» **Set problem**
Exactly repeat the material, dropping only the pictures.

» **Supplied material**

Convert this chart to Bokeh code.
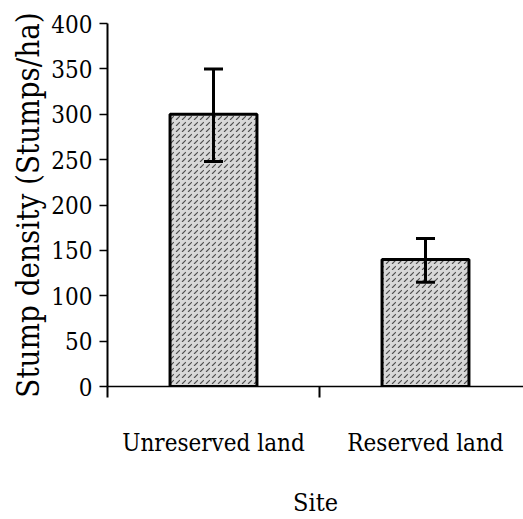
from bokeh.plotting import figure
from bokeh.models import ColumnDataSource, Range1d, FixedTicker, Whisker, TeeHead
from bokeh.embed import file_html
from bokeh.resources import INLINE

sites = ["Unreserved land", "Reserved land"]
positions = [0.5, 1.5]
density = [300, 140]
err_upper = [350, 163]
err_lower = [248, 115]
y_ticks = [0, 50, 100, 150, 200, 250, 300, 350, 400]

src = ColumnDataSource(dict(x=positions, top=density, upper=err_upper, lower=err_lower))

FONT = "DejaVu Serif Condensed"

p = figure(width=523, height=519, output_backend="svg", toolbar_location=None,
           x_range=Range1d(0, 416 / 212), y_range=Range1d(0, 400),
           min_border_left=107, min_border_top=23, min_border_bottom=132, min_border_right=0)
p.outline_line_color = None
p.grid.grid_line_color = None
p.background_fill_color = "white"

p.vbar(x="x", top="top", width=0.41, bottom=0, source=src,
       fill_color="#d8d8d8", line_color="black", line_width=3,
       hatch_pattern=",", hatch_color="#2a2a2a", hatch_scale=6, hatch_weight=1.2, hatch_alpha=0.8)

w = Whisker(base="x", upper="upper", lower="lower", source=src, line_width=3, line_color="black",
            level="overlay",
            upper_head=TeeHead(size=19, line_width=3, line_color="black"),
            lower_head=TeeHead(size=19, line_width=3, line_color="black"))
p.add_layout(w)

xa = p.xaxis[0]
xa.ticker = FixedTicker(ticks=positions, minor_ticks=[0, 1, 2])
xa.major_label_overrides = {positions[i]: sites[i] for i in range(len(sites))}
xa.major_tick_out = 0
xa.major_tick_in = 0
xa.minor_tick_out = 11
xa.minor_tick_in = 0
xa.minor_tick_line_width = 2
xa.axis_line_width = 1.5
xa.major_label_standoff = 31
xa.major_label_text_font = FONT
xa.major_label_text_font_size = "24px"
xa.major_label_text_color = "black"
xa.axis_label = "Site"
xa.axis_label_text_font = FONT
xa.axis_label_text_font_size = "25px"
xa.axis_label_text_font_style = "normal"
xa.axis_label_text_color = "black"
xa.axis_label_standoff = 28

ya = p.yaxis[0]
ya.ticker = FixedTicker(ticks=y_ticks, minor_ticks=[])
ya.major_tick_out = 8
ya.major_tick_in = 0
ya.major_tick_line_width = 1.5
ya.axis_line_width = 2
ya.major_label_standoff = 7
ya.major_label_text_font = FONT
ya.major_label_text_font_size = "24px"
ya.major_label_text_color = "black"
ya.axis_label = "Stump density (Stumps/ha)"
ya.axis_label_text_font = FONT
ya.axis_label_text_font_size = "31px"
ya.axis_label_text_font_style = "normal"
ya.axis_label_text_color = "black"
ya.axis_label_standoff = 2

open("out.html", "w").write(file_html(p, INLINE))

» **Answer to the problem**
Convert this chart to Bokeh code.
from bokeh.plotting import figure
from bokeh.models import ColumnDataSource, Range1d, FixedTicker, Whisker, TeeHead
from bokeh.embed import file_html
from bokeh.resources import INLINE

sites = ["Unreserved land", "Reserved land"]
positions = [0.5, 1.5]
density = [300, 140]
err_upper = [350, 163]
err_lower = [248, 115]
y_ticks = [0, 50, 100, 150, 200, 250, 300, 350, 400]

src = ColumnDataSource(dict(x=positions, top=density, upper=err_upper, lower=err_lower))

FONT = "DejaVu Serif Condensed"

p = figure(width=523, height=519, output_backend="svg", toolbar_location=None,
           x_range=Range1d(0, 416 / 212), y_range=Range1d(0, 400),
           min_border_left=107, min_border_top=23, min_border_bottom=132, min_border_right=0)
p.outline_line_color = None
p.grid.grid_line_color = None
p.background_fill_color = "white"

p.vbar(x="x", top="top", width=0.41, bottom=0, source=src,
       fill_color="#d8d8d8", line_color="black", line_width=3,
       hatch_pattern=",", hatch_color="#2a2a2a", hatch_scale=6, hatch_weight=1.2, hatch_alpha=0.8)

w = Whisker(base="x", upper="upper", lower="lower", source=src, line_width=3, line_color="black",
            level="overlay",
            upper_head=TeeHead(size=19, line_width=3, line_color="black"),
            lower_head=TeeHead(size=19, line_width=3, line_color="black"))
p.add_layout(w)

xa = p.xaxis[0]
xa.ticker = FixedTicker(ticks=positions, minor_ticks=[0, 1, 2])
xa.major_label_overrides = {positions[i]: sites[i] for i in range(len(sites))}
xa.major_tick_out = 0
xa.major_tick_in = 0
xa.minor_tick_out = 11
xa.minor_tick_in = 0
xa.minor_tick_line_width = 2
xa.axis_line_width = 1.5
xa.major_label_standoff = 31
xa.major_label_text_font = FONT
xa.major_label_text_font_size = "24px"
xa.major_label_text_color = "black"
xa.axis_label = "Site"
xa.axis_label_text_font = FONT
xa.axis_label_text_font_size = "25px"
xa.axis_label_text_font_style = "normal"
xa.axis_label_text_color = "black"
xa.axis_label_standoff = 28

ya = p.yaxis[0]
ya.ticker = FixedTicker(ticks=y_ticks, minor_ticks=[])
ya.major_tick_out = 8
ya.major_tick_in = 0
ya.major_tick_line_width = 1.5
ya.axis_line_width = 2
ya.major_label_standoff = 7
ya.major_label_text_font = FONT
ya.major_label_text_font_size = "24px"
ya.major_label_text_color = "black"
ya.axis_label = "Stump density (Stumps/ha)"
ya.axis_label_text_font = FONT
ya.axis_label_text_font_size = "31px"
ya.axis_label_text_font_style = "normal"
ya.axis_label_text_color = "black"
ya.axis_label_standoff = 2

open("out.html", "w").write(file_html(p, INLINE))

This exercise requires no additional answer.